Records excerpted from a collection

# # #

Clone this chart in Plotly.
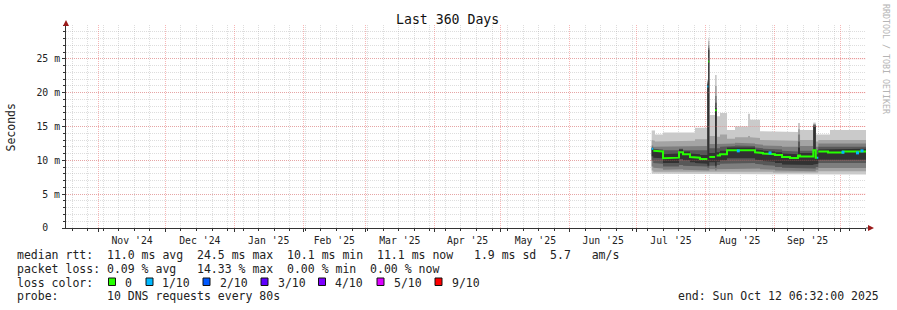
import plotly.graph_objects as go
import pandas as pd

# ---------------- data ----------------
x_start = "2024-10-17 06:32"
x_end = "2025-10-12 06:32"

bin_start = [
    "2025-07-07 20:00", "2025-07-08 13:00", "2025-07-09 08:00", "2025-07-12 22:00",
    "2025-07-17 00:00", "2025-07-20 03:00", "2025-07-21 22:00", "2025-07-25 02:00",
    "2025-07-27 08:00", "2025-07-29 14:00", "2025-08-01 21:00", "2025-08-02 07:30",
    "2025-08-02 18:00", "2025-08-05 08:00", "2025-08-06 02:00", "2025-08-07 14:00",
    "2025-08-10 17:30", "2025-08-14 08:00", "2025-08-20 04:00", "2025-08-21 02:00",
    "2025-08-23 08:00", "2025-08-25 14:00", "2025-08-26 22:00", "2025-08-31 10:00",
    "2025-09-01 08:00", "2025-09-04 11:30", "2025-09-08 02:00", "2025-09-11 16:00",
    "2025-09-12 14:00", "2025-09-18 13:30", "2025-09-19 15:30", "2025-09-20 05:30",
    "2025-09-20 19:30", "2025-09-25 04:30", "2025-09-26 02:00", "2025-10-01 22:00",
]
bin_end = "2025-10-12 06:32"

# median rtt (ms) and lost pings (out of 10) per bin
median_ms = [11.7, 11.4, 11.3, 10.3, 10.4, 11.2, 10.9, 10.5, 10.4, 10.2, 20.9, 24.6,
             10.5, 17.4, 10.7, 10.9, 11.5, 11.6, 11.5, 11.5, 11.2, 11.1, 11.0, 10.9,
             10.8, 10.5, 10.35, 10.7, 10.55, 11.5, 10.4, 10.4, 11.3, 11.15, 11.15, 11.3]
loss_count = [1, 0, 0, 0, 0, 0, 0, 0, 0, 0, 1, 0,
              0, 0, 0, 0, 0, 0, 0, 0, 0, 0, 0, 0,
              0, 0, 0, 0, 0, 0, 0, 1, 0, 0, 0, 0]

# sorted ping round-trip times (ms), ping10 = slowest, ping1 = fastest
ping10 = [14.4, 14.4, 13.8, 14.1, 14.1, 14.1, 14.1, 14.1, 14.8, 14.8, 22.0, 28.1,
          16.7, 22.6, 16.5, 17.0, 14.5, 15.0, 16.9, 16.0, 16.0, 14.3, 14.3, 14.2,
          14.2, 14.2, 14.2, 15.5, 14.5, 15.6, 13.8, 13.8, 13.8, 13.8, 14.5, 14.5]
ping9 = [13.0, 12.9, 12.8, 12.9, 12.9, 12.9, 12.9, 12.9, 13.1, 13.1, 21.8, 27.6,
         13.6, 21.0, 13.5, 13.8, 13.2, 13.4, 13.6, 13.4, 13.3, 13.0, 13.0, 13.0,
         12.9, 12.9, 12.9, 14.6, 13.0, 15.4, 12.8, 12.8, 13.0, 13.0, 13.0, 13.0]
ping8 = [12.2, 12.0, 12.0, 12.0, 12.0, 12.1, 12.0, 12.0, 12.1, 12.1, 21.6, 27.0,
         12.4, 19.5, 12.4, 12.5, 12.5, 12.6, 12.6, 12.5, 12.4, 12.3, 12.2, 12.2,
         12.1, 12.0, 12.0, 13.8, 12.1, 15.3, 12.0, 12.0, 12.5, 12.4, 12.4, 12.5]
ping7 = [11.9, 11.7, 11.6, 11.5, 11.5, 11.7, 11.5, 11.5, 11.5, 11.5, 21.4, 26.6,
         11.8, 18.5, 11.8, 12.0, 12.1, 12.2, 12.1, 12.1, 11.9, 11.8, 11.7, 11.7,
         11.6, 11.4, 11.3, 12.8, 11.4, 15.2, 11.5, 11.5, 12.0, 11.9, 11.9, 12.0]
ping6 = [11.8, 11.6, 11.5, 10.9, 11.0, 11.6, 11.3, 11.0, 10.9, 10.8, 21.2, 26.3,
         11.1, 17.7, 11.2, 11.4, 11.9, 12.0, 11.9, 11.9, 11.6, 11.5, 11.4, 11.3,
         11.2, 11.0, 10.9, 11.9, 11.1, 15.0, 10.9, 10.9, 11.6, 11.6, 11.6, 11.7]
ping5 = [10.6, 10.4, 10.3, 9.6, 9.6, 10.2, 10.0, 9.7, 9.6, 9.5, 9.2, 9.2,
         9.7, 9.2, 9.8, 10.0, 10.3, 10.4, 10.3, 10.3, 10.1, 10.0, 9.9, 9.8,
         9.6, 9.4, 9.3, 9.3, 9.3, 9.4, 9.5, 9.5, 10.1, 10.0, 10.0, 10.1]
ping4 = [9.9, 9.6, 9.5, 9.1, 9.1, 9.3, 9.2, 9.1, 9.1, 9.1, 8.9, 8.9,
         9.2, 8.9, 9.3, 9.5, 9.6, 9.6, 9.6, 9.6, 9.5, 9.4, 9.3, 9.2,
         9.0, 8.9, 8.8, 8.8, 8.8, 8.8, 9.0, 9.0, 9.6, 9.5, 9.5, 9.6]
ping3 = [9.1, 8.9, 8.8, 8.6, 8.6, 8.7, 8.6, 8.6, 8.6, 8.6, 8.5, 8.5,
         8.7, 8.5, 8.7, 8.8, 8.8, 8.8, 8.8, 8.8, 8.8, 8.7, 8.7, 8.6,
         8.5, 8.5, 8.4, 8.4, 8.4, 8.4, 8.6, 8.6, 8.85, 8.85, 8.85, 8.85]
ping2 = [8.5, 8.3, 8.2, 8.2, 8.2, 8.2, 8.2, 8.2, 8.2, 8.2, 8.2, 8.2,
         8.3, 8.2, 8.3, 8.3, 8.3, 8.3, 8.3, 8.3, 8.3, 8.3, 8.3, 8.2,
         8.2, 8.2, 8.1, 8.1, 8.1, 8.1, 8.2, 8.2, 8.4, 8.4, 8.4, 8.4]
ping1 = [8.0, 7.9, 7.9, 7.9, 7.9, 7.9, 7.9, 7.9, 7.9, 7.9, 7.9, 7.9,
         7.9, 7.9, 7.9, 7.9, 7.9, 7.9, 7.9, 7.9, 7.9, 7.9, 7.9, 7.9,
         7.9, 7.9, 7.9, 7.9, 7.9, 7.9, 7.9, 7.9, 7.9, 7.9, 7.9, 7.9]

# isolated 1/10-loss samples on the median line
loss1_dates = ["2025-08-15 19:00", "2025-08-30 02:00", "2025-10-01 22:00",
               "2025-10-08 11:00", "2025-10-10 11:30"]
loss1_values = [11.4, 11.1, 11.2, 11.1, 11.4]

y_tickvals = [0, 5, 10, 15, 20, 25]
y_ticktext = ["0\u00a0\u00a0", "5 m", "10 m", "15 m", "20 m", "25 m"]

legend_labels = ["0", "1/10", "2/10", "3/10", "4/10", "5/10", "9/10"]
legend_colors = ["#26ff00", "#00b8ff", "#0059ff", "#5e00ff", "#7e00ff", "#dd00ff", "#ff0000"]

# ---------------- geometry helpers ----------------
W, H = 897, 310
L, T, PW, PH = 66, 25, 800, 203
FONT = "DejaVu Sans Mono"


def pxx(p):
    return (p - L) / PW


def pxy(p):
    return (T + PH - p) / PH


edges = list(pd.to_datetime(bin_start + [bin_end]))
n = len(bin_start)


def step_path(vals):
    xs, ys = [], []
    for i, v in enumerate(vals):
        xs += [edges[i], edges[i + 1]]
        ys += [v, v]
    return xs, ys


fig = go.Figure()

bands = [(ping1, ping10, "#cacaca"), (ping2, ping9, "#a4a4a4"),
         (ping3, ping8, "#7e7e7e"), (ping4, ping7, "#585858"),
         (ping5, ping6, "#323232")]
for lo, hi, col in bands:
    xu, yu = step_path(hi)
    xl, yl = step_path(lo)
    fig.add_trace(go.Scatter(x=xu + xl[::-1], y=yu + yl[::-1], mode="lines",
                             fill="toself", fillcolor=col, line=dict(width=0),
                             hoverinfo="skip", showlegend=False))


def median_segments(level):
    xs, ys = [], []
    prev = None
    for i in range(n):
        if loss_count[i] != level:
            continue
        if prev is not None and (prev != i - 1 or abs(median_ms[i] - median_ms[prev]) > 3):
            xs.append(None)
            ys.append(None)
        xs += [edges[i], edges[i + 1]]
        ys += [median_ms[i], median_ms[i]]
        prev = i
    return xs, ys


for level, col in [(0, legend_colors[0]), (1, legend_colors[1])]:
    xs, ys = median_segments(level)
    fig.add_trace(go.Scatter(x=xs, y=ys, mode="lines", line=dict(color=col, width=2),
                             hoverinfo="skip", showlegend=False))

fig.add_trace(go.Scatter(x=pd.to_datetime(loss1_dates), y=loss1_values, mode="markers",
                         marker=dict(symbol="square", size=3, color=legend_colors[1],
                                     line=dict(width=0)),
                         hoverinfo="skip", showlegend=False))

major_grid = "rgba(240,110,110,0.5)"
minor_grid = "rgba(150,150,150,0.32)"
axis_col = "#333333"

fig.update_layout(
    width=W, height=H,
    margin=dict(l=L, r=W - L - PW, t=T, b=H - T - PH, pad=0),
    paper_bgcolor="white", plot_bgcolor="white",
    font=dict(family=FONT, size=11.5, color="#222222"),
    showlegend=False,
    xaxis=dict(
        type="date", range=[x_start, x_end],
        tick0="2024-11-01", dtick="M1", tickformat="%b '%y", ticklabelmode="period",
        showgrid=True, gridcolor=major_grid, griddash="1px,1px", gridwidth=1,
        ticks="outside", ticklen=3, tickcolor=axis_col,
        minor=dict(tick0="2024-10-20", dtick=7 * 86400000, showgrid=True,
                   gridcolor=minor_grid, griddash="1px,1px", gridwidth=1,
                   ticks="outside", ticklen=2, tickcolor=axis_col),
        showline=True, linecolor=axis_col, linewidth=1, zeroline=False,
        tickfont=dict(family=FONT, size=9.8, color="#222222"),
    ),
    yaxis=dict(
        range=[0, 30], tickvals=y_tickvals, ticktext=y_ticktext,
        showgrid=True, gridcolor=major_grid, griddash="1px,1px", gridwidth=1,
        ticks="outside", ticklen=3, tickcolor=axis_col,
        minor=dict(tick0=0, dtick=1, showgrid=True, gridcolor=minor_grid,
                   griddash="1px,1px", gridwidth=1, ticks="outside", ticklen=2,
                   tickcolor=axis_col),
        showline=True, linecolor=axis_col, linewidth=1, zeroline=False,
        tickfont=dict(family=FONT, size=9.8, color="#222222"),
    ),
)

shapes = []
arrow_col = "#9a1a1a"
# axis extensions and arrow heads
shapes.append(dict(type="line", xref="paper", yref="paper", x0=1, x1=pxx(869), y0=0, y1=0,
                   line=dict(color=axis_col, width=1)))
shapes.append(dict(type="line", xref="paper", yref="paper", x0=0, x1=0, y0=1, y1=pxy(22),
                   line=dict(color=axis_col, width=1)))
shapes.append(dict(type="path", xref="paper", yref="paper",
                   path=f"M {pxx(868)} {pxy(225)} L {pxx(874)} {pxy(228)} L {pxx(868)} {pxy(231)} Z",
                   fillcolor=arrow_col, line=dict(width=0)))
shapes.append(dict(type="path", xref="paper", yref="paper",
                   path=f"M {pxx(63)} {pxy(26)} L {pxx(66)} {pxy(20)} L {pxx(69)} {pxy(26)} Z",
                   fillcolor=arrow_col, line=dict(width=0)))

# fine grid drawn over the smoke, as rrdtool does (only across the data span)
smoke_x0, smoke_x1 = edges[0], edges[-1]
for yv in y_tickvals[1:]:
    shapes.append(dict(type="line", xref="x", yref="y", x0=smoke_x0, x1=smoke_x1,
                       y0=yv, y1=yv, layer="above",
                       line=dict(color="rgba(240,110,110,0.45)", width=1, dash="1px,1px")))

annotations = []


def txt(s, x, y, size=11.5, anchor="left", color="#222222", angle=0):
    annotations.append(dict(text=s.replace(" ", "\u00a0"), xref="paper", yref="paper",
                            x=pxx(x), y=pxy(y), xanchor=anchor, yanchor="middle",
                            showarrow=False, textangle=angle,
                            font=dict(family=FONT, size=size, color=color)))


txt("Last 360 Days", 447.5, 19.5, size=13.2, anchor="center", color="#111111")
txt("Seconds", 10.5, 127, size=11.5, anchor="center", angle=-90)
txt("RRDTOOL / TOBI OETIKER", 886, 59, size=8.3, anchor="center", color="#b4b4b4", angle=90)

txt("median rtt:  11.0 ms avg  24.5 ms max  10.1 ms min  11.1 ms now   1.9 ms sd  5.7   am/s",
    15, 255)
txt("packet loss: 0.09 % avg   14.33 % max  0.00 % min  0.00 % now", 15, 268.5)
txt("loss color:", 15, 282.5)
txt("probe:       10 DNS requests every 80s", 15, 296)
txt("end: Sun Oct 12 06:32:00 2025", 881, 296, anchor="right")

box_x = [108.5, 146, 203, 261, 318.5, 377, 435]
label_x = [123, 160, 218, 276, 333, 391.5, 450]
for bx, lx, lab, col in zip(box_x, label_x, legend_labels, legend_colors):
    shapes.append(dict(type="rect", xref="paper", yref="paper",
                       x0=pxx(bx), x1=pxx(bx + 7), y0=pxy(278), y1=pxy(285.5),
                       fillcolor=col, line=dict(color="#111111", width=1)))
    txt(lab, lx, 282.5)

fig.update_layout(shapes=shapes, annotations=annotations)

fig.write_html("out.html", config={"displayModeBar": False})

# # #

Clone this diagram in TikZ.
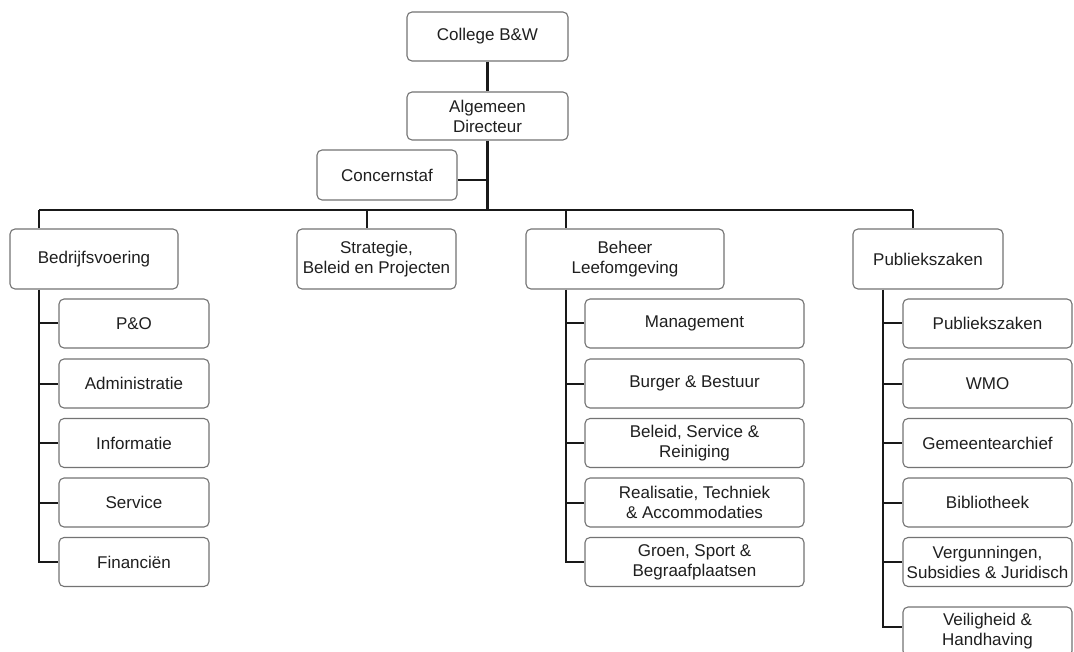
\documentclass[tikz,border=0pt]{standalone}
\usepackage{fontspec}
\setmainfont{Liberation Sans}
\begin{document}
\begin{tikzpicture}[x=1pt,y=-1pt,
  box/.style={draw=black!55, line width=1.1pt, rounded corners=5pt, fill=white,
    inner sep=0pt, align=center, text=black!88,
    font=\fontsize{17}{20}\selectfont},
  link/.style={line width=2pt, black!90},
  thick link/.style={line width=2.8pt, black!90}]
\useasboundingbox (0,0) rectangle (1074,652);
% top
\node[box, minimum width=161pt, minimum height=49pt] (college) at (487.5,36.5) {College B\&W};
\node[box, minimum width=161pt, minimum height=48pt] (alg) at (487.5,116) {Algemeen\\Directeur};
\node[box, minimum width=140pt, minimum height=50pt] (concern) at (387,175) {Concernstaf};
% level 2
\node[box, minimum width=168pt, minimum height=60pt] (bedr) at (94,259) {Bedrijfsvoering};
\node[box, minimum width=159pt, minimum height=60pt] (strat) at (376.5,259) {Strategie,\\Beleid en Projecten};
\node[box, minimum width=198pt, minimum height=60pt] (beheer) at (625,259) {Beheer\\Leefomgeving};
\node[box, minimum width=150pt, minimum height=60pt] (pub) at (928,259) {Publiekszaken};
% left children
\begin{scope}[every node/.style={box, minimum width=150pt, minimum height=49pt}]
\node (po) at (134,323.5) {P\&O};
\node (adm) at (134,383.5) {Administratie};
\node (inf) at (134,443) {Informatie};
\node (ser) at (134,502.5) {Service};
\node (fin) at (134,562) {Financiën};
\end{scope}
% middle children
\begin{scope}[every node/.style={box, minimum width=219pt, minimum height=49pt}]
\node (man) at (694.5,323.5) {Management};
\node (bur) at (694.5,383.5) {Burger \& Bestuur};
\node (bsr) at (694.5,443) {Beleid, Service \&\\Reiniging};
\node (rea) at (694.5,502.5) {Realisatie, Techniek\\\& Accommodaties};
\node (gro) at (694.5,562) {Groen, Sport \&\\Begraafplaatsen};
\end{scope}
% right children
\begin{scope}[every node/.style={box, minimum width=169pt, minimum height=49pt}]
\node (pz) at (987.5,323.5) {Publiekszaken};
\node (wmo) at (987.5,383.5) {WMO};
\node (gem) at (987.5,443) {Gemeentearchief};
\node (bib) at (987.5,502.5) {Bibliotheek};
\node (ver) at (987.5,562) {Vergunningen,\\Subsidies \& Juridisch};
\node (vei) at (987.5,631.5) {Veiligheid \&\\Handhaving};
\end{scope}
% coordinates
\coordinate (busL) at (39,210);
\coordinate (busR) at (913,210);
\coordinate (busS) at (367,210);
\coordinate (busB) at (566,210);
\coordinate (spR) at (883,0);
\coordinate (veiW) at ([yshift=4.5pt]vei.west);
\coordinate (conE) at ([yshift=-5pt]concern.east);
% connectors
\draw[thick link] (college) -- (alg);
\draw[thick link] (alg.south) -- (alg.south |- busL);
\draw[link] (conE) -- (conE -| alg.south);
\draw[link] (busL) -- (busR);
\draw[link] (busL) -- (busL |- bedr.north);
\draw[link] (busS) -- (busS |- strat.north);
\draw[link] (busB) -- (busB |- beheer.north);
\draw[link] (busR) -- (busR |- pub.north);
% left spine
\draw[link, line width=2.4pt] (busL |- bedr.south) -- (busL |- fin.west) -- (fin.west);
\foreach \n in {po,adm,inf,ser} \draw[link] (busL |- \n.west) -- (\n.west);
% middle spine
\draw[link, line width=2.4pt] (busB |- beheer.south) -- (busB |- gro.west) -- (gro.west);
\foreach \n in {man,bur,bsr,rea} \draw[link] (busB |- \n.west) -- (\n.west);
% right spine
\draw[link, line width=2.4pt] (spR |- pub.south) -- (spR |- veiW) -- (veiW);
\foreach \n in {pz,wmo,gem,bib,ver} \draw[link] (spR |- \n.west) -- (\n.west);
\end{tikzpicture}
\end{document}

# # #

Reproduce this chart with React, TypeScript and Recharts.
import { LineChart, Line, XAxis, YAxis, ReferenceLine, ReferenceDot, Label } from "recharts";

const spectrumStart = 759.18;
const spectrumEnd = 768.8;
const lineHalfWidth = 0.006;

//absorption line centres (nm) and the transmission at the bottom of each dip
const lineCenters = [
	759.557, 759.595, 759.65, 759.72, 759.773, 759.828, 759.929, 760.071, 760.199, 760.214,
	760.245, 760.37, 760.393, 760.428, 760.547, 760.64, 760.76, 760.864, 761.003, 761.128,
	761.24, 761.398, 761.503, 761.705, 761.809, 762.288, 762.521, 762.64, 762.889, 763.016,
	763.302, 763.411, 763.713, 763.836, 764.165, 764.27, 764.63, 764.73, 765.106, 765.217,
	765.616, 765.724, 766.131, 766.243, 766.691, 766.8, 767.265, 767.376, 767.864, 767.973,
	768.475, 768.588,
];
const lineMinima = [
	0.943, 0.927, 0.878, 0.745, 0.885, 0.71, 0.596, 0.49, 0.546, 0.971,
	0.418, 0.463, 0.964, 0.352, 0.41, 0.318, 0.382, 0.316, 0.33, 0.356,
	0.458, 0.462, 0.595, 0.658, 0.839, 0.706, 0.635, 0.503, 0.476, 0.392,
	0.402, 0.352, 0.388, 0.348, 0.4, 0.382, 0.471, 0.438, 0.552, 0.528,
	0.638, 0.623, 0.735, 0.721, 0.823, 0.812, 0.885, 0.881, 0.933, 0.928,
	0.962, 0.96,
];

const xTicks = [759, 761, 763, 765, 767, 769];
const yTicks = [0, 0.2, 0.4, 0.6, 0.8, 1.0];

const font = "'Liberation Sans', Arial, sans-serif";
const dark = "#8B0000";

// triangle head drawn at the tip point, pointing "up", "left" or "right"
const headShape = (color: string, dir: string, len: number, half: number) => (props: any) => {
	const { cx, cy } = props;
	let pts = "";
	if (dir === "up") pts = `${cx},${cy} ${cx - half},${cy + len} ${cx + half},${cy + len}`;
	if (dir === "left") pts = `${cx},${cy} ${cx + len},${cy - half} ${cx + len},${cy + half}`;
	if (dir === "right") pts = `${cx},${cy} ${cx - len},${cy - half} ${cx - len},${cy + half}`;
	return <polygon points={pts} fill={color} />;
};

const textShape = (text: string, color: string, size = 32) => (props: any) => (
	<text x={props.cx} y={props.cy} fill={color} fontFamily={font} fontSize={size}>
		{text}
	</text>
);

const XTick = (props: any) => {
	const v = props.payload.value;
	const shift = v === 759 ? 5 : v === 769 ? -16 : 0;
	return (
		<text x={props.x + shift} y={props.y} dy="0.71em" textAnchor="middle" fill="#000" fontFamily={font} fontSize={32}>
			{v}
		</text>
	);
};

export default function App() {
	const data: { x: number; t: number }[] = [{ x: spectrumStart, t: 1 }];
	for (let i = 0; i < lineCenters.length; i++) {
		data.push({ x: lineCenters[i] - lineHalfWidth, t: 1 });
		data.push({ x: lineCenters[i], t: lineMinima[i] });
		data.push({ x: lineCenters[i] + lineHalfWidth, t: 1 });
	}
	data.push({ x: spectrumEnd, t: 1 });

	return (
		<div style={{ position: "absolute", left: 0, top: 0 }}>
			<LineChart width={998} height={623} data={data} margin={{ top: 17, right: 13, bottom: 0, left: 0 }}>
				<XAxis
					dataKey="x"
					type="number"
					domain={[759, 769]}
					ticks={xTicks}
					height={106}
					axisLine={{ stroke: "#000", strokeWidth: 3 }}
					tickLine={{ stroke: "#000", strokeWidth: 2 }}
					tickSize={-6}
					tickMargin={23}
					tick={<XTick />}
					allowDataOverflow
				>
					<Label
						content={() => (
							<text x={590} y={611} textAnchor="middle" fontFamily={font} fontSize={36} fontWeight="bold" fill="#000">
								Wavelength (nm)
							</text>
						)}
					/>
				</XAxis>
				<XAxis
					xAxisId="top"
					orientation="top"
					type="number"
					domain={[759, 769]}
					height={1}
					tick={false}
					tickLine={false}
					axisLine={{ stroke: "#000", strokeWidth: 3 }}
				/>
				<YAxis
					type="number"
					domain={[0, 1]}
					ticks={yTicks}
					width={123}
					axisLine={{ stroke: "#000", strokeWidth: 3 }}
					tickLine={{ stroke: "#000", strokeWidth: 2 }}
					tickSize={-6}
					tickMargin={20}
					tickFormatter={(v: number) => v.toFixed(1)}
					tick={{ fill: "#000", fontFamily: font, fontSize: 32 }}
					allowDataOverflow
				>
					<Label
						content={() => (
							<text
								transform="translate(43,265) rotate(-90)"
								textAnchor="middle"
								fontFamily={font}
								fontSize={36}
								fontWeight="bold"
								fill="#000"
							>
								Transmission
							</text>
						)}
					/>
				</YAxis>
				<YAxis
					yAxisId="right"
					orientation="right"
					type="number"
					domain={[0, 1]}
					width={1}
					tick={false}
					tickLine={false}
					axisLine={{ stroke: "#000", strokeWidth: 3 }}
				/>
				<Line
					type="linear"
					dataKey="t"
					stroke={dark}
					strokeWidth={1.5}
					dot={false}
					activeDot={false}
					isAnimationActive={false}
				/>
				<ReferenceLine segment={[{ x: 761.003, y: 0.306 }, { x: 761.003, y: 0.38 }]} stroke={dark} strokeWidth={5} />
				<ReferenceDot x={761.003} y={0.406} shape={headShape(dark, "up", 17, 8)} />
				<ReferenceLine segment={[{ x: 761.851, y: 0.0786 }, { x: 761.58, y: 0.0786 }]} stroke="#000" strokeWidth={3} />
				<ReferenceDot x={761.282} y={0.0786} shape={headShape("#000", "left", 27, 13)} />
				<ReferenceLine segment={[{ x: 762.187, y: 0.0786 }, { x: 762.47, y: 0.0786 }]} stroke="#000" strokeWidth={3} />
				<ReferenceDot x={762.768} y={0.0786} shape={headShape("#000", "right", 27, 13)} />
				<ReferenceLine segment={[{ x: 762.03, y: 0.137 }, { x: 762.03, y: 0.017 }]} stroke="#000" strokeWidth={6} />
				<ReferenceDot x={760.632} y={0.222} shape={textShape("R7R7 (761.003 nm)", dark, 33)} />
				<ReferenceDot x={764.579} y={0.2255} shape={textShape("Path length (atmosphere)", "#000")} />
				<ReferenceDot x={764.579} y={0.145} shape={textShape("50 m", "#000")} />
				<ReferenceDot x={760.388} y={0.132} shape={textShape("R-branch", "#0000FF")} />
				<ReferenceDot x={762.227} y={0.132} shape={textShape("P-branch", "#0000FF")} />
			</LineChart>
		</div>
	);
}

# # #

## Work to be completed
Look back at the entries above and repeat, unchanged, every line from the line holding "Reproduce this chart" through the line holding "const lineHalfWidth = 0.006;".

## Task answer
Reproduce this chart with React, TypeScript and Recharts.
import { LineChart, Line, XAxis, YAxis, ReferenceLine, ReferenceDot, Label } from "recharts";

const spectrumStart = 759.18;
const spectrumEnd = 768.8;
const lineHalfWidth = 0.006;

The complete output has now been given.